**What is asked**
Type out the complete listing below word for word, without its pictures.
____
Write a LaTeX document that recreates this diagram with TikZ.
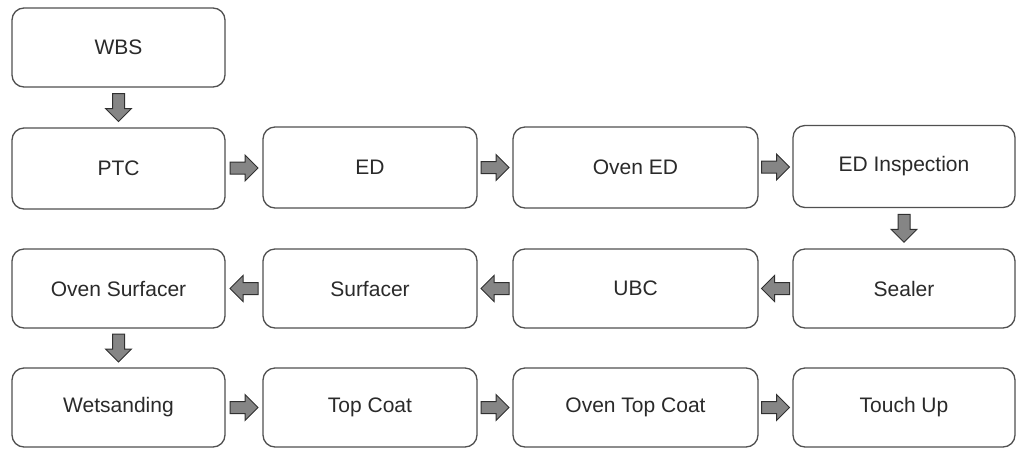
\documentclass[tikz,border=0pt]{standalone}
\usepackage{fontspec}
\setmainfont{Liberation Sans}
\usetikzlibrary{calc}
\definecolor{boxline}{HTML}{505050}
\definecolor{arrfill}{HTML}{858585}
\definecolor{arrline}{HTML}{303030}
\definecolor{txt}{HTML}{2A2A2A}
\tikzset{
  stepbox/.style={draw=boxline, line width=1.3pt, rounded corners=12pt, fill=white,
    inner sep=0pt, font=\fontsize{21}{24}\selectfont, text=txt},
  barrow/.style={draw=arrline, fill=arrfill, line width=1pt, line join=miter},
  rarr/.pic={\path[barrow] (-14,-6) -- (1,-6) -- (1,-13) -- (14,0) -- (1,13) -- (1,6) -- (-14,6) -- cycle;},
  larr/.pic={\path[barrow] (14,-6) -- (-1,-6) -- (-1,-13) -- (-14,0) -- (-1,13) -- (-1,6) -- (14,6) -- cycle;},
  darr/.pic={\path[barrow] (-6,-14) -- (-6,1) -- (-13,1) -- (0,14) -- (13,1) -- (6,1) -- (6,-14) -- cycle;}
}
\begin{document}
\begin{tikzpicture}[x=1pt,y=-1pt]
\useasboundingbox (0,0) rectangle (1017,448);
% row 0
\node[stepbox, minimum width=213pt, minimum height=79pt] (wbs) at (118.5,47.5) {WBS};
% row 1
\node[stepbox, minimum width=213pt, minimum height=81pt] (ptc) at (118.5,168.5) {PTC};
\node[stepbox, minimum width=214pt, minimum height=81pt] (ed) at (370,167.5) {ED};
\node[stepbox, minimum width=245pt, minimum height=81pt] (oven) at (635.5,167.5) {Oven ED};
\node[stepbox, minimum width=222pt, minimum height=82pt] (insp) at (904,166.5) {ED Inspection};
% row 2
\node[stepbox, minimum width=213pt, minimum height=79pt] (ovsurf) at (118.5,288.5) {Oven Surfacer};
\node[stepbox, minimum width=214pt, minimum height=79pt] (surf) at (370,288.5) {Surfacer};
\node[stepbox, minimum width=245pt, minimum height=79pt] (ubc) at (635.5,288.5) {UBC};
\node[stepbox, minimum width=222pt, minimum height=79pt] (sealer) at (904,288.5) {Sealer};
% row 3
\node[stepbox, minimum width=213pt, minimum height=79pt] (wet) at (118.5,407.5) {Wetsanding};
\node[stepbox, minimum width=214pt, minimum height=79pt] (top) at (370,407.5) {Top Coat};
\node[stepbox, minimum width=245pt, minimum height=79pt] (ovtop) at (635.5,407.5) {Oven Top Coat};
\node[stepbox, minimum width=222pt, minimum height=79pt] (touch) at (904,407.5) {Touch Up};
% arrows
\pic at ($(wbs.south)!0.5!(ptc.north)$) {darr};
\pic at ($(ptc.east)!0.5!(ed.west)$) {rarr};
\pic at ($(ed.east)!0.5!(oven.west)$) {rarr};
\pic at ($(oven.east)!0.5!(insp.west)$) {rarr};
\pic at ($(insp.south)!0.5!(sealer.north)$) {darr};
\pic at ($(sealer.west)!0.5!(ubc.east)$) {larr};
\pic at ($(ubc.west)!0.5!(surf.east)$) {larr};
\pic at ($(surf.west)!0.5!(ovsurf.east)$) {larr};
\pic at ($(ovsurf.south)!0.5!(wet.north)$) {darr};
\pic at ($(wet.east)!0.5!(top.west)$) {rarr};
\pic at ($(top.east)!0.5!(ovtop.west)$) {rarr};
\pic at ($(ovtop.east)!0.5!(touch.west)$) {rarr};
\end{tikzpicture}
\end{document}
____
**The reply**
Write a LaTeX document that recreates this diagram with TikZ.
\documentclass[tikz,border=0pt]{standalone}
\usepackage{fontspec}
\setmainfont{Liberation Sans}
\usetikzlibrary{calc}
\definecolor{boxline}{HTML}{505050}
\definecolor{arrfill}{HTML}{858585}
\definecolor{arrline}{HTML}{303030}
\definecolor{txt}{HTML}{2A2A2A}
\tikzset{
  stepbox/.style={draw=boxline, line width=1.3pt, rounded corners=12pt, fill=white,
    inner sep=0pt, font=\fontsize{21}{24}\selectfont, text=txt},
  barrow/.style={draw=arrline, fill=arrfill, line width=1pt, line join=miter},
  rarr/.pic={\path[barrow] (-14,-6) -- (1,-6) -- (1,-13) -- (14,0) -- (1,13) -- (1,6) -- (-14,6) -- cycle;},
  larr/.pic={\path[barrow] (14,-6) -- (-1,-6) -- (-1,-13) -- (-14,0) -- (-1,13) -- (-1,6) -- (14,6) -- cycle;},
  darr/.pic={\path[barrow] (-6,-14) -- (-6,1) -- (-13,1) -- (0,14) -- (13,1) -- (6,1) -- (6,-14) -- cycle;}
}
\begin{document}
\begin{tikzpicture}[x=1pt,y=-1pt]
\useasboundingbox (0,0) rectangle (1017,448);
% row 0
\node[stepbox, minimum width=213pt, minimum height=79pt] (wbs) at (118.5,47.5) {WBS};
% row 1
\node[stepbox, minimum width=213pt, minimum height=81pt] (ptc) at (118.5,168.5) {PTC};
\node[stepbox, minimum width=214pt, minimum height=81pt] (ed) at (370,167.5) {ED};
\node[stepbox, minimum width=245pt, minimum height=81pt] (oven) at (635.5,167.5) {Oven ED};
\node[stepbox, minimum width=222pt, minimum height=82pt] (insp) at (904,166.5) {ED Inspection};
% row 2
\node[stepbox, minimum width=213pt, minimum height=79pt] (ovsurf) at (118.5,288.5) {Oven Surfacer};
\node[stepbox, minimum width=214pt, minimum height=79pt] (surf) at (370,288.5) {Surfacer};
\node[stepbox, minimum width=245pt, minimum height=79pt] (ubc) at (635.5,288.5) {UBC};
\node[stepbox, minimum width=222pt, minimum height=79pt] (sealer) at (904,288.5) {Sealer};
% row 3
\node[stepbox, minimum width=213pt, minimum height=79pt] (wet) at (118.5,407.5) {Wetsanding};
\node[stepbox, minimum width=214pt, minimum height=79pt] (top) at (370,407.5) {Top Coat};
\node[stepbox, minimum width=245pt, minimum height=79pt] (ovtop) at (635.5,407.5) {Oven Top Coat};
\node[stepbox, minimum width=222pt, minimum height=79pt] (touch) at (904,407.5) {Touch Up};
% arrows
\pic at ($(wbs.south)!0.5!(ptc.north)$) {darr};
\pic at ($(ptc.east)!0.5!(ed.west)$) {rarr};
\pic at ($(ed.east)!0.5!(oven.west)$) {rarr};
\pic at ($(oven.east)!0.5!(insp.west)$) {rarr};
\pic at ($(insp.south)!0.5!(sealer.north)$) {darr};
\pic at ($(sealer.west)!0.5!(ubc.east)$) {larr};
\pic at ($(ubc.west)!0.5!(surf.east)$) {larr};
\pic at ($(surf.west)!0.5!(ovsurf.east)$) {larr};
\pic at ($(ovsurf.south)!0.5!(wet.north)$) {darr};
\pic at ($(wet.east)!0.5!(top.west)$) {rarr};
\pic at ($(top.east)!0.5!(ovtop.west)$) {rarr};
\pic at ($(ovtop.east)!0.5!(touch.west)$) {rarr};
\end{tikzpicture}
\end{document}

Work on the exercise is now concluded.